In this article, we will dive deep into the Map Reducer Pattern, exploring how it works and why it’s such a powerful tool for data processing.

Imagine we want to build a website called Flight Finder that automates searching for the best flight from many different websites. Our solution must use other systems to find the best tickets, collect them, and return the best options.

Flight Finder system user flow.

Each airline provides APIs to communicate with its system. Given some parameters, a user will ask our system to search for a flight. Our system will call each API, combine them, and return the user the best options. We will do that in two phases.

Phase I: Map phase

Given the user input, the first step is to call all the APIs to ask for the best flights available. Since the APIs use different modelling, we must create a standard class Flight with our own structure (dates, origin, destination, price and seat type). The second step is to iterate on the output of each API response and create Flight objects.

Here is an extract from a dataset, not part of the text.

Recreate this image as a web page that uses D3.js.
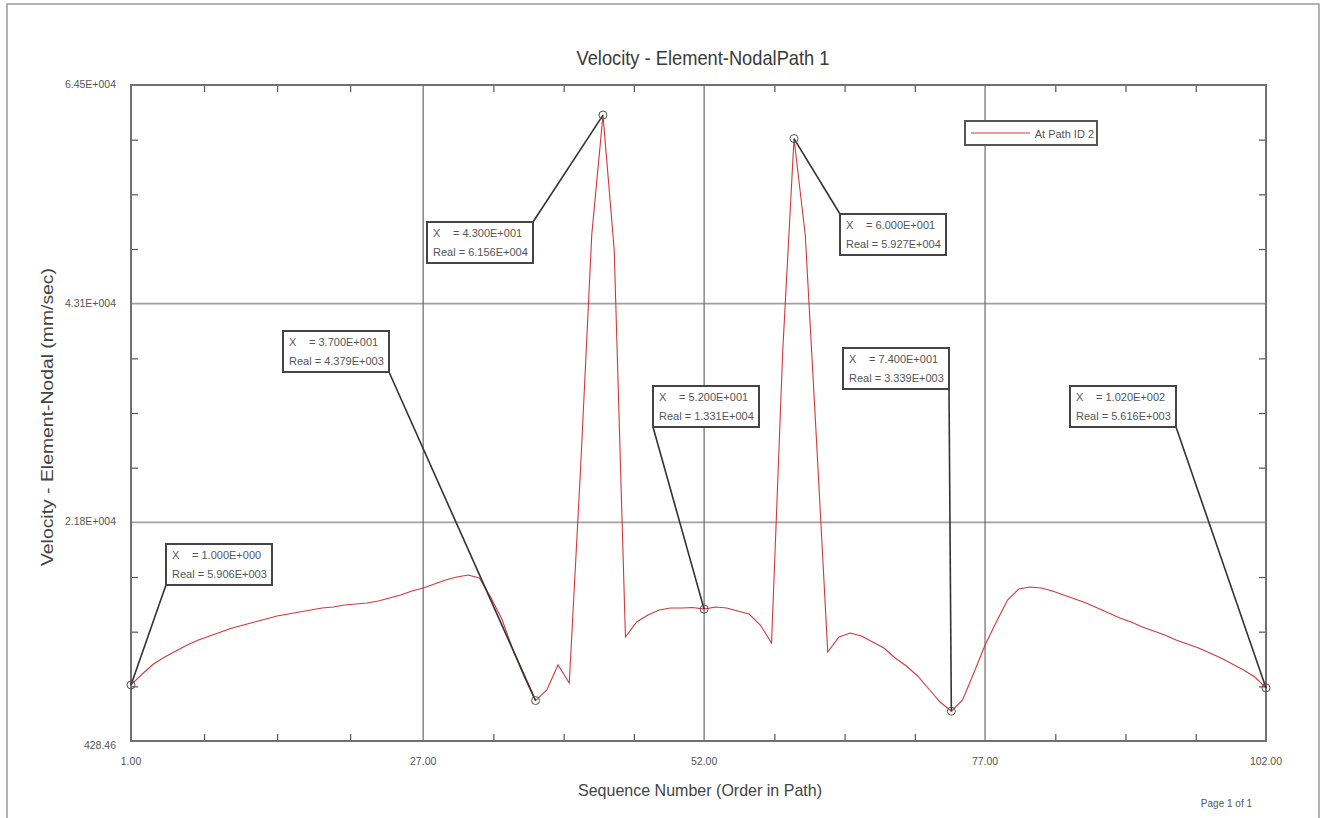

Map Reduce Pattern Map Phase.

After we have the set of Flight objects, we must select the best among them.

Phase II: Reduce phase

We will sort and filter the Flights’ set considering some parameters such as price, number of stops and total trip time and return the best options to the user.

Map Reduce Pattern used for the Flight Finder solution. Map and Reduce phases together.

Note: In an ideal world, we would use Caching and Batching, but I omitted them in this example to show the pattern.

Map Reduce Pattern

In the example above, we have used the popular pattern Map-Reduce. It’s mainly used for processing large amounts of data in a distributed and parallel manner.

It was first introduced by Google in 2004 and has since become widely adopted in big data.

The MapReduce pattern involves two main stages: Map and Reduce. In the map stage, the input data is divided into chunks and processed in parallel by multiple nodes in a cluster. Each node applies a mapping function to the input data, producing a standard set of objects.

In the reduce stage, the shared object is sorted and filtered following specific criteria and then processed by multiple nodes in parallel. Each node applies a reducing function to the common object, producing a set of final objects.

Map Reduce Pattern

The MapReduce pattern is often used to perform complex data processing tasks, such as distributed sorting, searching, and data analysis. It provides a scalable, fault-tolerant and efficient way to process large amounts of data in parallel across a distributed system.

If you didn’t know about this pattern, you have likely used it before without knowing its name.

Conclusion

The Map Reduce pattern is an intuitive and powerful pattern widely used for data processing, and it can also be used in many other situations where data needs to be mapped and reduced.